Não há nesse Rio Grande de São Pedro, quem não pense em São Miguel (o arcanjo que comandou os anjos bons na batalha triunfal contra Lúcifer, o mensageiro da luz, e os anjos maus) e logo não associe com enchentes. As referências, na cultura popular sul-rio-grandense, respeitosas frise-se, a São “Miguel Mijão” e enchentes são abundantes. Um apanhado delas pode ser encontrado no livro “Santa Bárbara, São Jerônimo! – Astro-Meteorologia Popular”, de Hélio Moro Mariante, publicado pela Martins Livreiro Editora, em 1984.
Há um nexo causal entre a crendice popular e os fenômenos meteorológicos associados (excessos de chuva) e São Miguel.

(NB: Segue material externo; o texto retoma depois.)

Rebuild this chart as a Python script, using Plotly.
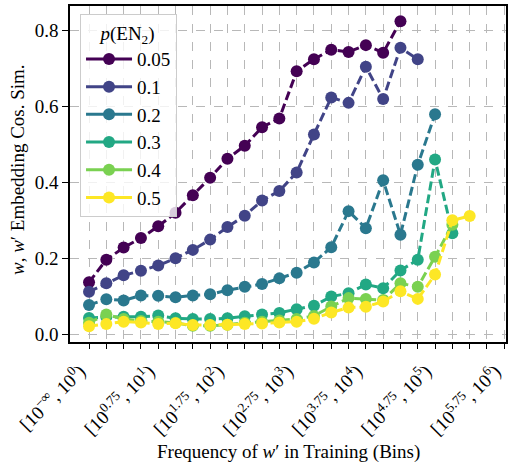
import plotly.graph_objects as go

# ---- data ----
bin_index = list(range(25))
tick_labels = {
    0: "[10<sup>−∞</sup>, 10<sup>0</sup>)",
    4: "[10<sup>0.75</sup>, 10<sup>1</sup>)",
    8: "[10<sup>1.75</sup>, 10<sup>2</sup>)",
    12: "[10<sup>2.75</sup>, 10<sup>3</sup>)",
    16: "[10<sup>3.75</sup>, 10<sup>4</sup>)",
    20: "[10<sup>4.75</sup>, 10<sup>5</sup>)",
    24: "[10<sup>5.75</sup>, 10<sup>6</sup>)",
}
series_names = ["0.05", "0.1", "0.2", "0.3", "0.4", "0.5"]

p005 = [0.137, 0.196, 0.228, 0.253, 0.284, 0.320, 0.366, 0.412, 0.462, 0.496,
        0.545, 0.568, 0.692, 0.724, 0.749, 0.743, 0.761, 0.741, 0.824]
p01 = [0.112, 0.134, 0.155, 0.167, 0.181, 0.200, 0.222, 0.249, 0.282, 0.312,
       0.352, 0.377, 0.426, 0.526, 0.623, 0.609, 0.704, 0.619, 0.754, 0.724]
p02 = [0.077, 0.092, 0.089, 0.102, 0.101, 0.097, 0.102, 0.105, 0.116, 0.125,
       0.132, 0.147, 0.162, 0.189, 0.229, 0.324, 0.279, 0.405, 0.262, 0.446, 0.579]
p03 = [0.043, 0.045, 0.046, 0.046, 0.049, 0.042, 0.040, 0.040, 0.042, 0.047,
       0.052, 0.056, 0.066, 0.075, 0.099, 0.108, 0.131, 0.121, 0.168, 0.196, 0.460, 0.266]
p04 = [0.030, 0.052, 0.040, 0.035, 0.033, 0.030, 0.022, 0.022, 0.025, 0.030,
       0.033, 0.036, 0.040, 0.048, 0.073, 0.095, 0.093, 0.090, 0.134, 0.125, 0.204, 0.288]
p05 = [0.021, 0.027, 0.033, 0.031, 0.027, 0.029, 0.024, 0.024, 0.025, 0.027,
       0.028, 0.031, 0.033, 0.041, 0.057, 0.070, 0.072, 0.086, 0.113, 0.093, 0.157, 0.300, 0.311]

all_series = [p005, p01, p02, p03, p04, p05]
colors = ["#440154", "#414487", "#2a788e", "#22a884", "#7ad151", "#fde725"]

FONT = "Liberation Serif"

fig = go.Figure()
for name, vals, col in zip(series_names, all_series, colors):
    fig.add_trace(go.Scatter(
        x=bin_index[:len(vals)], y=vals, mode="lines+markers",
        line=dict(color=col, width=3, dash="9px,4px"),
        marker=dict(color=col, size=12),
        showlegend=False, name=name,
    ))
# legend handles (solid lines, as in the reference legend)
for i, (name, col) in enumerate(zip(series_names, colors)):
    fig.add_trace(go.Scatter(
        x=[None], y=[None], mode="lines+markers", name=name,
        line=dict(color=col, width=3), marker=dict(color=col, size=12),
        legendgroup=f"g{i}", showlegend=True,
    ))

fig.update_layout(
    width=508, height=463,
    margin=dict(l=70, r=2, t=6, b=121, autoexpand=False),
    paper_bgcolor="white", plot_bgcolor="white",
    font=dict(family=FONT, size=16, color="black"),
    legend=dict(
        x=0.023, y=0.975, xanchor="left", yanchor="top",
        bgcolor="rgba(255,255,255,0.8)", bordercolor="#cccccc", borderwidth=1,
        title=dict(text="<i>p</i>(EN<sub>2</sub>)", side="top center",
                   font=dict(family=FONT, size=19)),
        font=dict(family=FONT, size=19),
        itemwidth=46, tracegroupgap=0,
    ),
)
fig.update_xaxes(
    range=[-1.1, 24.1], tickmode="array", tickvals=bin_index,
    ticktext=[tick_labels.get(i, "") for i in bin_index],
    tickangle=-45, ticks="outside", ticklen=5, tickwidth=1.2, tickcolor="black",
    showline=True, linecolor="black", linewidth=1.5, mirror=True,
    showgrid=True, gridcolor="#b8b8b8", gridwidth=0.8, griddash="dash",
    zeroline=False, tickfont=dict(family=FONT, size=19), automargin=False,
    ticklabeloverflow="allow", ticklabelshift=-9, ticklabelstandoff=4,
)
fig.update_yaxes(
    range=[-0.0205, 0.864], tickvals=[0.0, 0.2, 0.4, 0.6, 0.8],
    ticktext=["0.0", "0.2", "0.4", "0.6", "0.8"],
    ticks="outside", ticklen=6, tickwidth=1.2, tickcolor="black",
    showline=True, linecolor="black", linewidth=1.5, mirror=True,
    showgrid=True, gridcolor="#b8b8b8", gridwidth=0.8, griddash="dash",
    zeroline=False, tickfont=dict(family=FONT, size=19), automargin=False,
)
fig.add_annotation(
    text="Frequency of <i>w</i>′ in Training (Bins)", xref="paper", yref="paper",
    x=(288 - 70) / 436, y=-(452 - 342) / 336, showarrow=False,
    font=dict(family=FONT, size=19), xanchor="center", yanchor="middle",
)
fig.add_annotation(
    text="<i>w</i>, <i>w</i>′ Embedding Cos. Sim.", xref="paper", yref="paper",
    x=-(70 - 17) / 436, y=(342 - 170) / 336, showarrow=False, textangle=-90,
    font=dict(family=FONT, size=19), xanchor="center", yanchor="middle",
)
fig.write_html("out.html", config={"displayModeBar": False},
               post_script="document.body.style.margin='0';")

Para tal, não se pode ignorar a época do ano que é comemorado o Dia de São Miguel: começo da primavera. O Dia de São Miguel é festejado em 29 de setembro, com procissões que se espalham por todo o território nacional. Em Passo Fundo, por exemplo, a tradição, que vem desde 1871, em 2022, completou a sua 151ª edição. E é nessa época do ano, em alguns mais cedo e em outros mais tarde, que passam a atuar, mais incisivamente, os chamados complexos convectivos de mesoescala (CCMs), que nada mais são que grandes aglomerados de nuvens que se formam sobre o Paraguai e se deslocam para o sul do Brasil, causando chuvas de grande intensidade, atingindo, principalmente, a metade norte do Estado. Essas ocorrências, em alguns anos, geraram enchentes de proporções catastróficas. Portanto, não é difícil entender, uma vez que não vem de hoje, que a população local tivesse associado essas cheias com o Dia de São Miguel.
E mais: as “enchentes de São Miguel”, climatologicamente, acentuam-se nos anos de El Niño (fase quente do fenômeno El Niño – Oscilação Sul), quando costuma chover acima dos padrões normais do clima no sul do Brasil. Vem daí que São Miguel, além de ter derrotado Lúcifer e sua tropa (o seu lado bom), levando-o, depois de três dias de batalhas, a descer para o Inferno e viver para sempre no reino das trevas, ainda levar a culpa (uma injustiça) pelas travessuras do Menino Jesus (El Niño, em espanhol) lá no Céu.
Enchentes no Rio Grande do Sul não são primazias de São Miguel, mas de El Niño (do Menino Jesus). A mais reverenciada é a de 1941. Foram 22 de chuva, durante os meses de abril e maio de 1941, que causaram aquela que é considerada a maior catástrofe climática vivida por Porto Alegre. O saldo foi 70 mil pessoas obrigadas a deixarem suas casas, prejuízos econômicos de toda ordem e mais de 600 empresas afetadas, levando meses paro o retorno à atividade ou até mesmo fechando as portas em definitivo. Na visão de muitos foi uma “revolta do Guaíba contra a cidade”.
Um relato indispensável do episódio da “Enchente de 41”, com texto primoroso e reprodução de farto acervo fotográfico daqueles memoráveis dias, pode ser encontrado no livro “A enchente de 41”, do jornalista Rafael Guimaraens, publicado pela Libretos, em 2009, com financiamento da Prefeitura de Porto Alegre. Segundo consta, o Minuano soprando sobre o leito da Laguna dos Patos represou o Guaíba, literalmente empilhando suas águas sobre a cidade. No dia 8 de maio, o Guaíba alcançou 4,76 metros acima do nível, configurando a maior enchente da história de Porto Alegre.
Não foi um fenômeno exclusivo de Porto Alegre, quando entre 10 de abril e 14 de maio de 1941, choveu, em 22 dias, 619,4 mm. Outros locais também enfrentaram problemas de chuvas abundantes. Em Santa Maria choveu 905,3 mm, em Soledade foram registrados 895,0 mm e em Passo Fundo 425,4 mm, nesse período. Desta vez, São Miguel, costumeiramente acusado pelas enchentes de primavera, era inocente. O culpado, se identificaria cerca de 40 anos depois, foi El Niño. Esse fenômeno é responsável por excessos de chuva, principalmente na primavera. Mas, a sua influência, em algumas ocasiões, também se dá no outono. Algo parecido viria se repetir no El Niño de 1982/83. No outono de 1983, choveu tanto no RS que foi impossível a colheita da soja (soja chuvada ou apodrecendo nas lavouras), causando uma das maiores frustrações da agricultura gaúcha.
Um dos legados da “Enchente de 41”, para Porto Alegre, foi a chamada cortina de proteção, o popular/famigerado muro da Avenida Mauá, construído entre 1971 e 1974.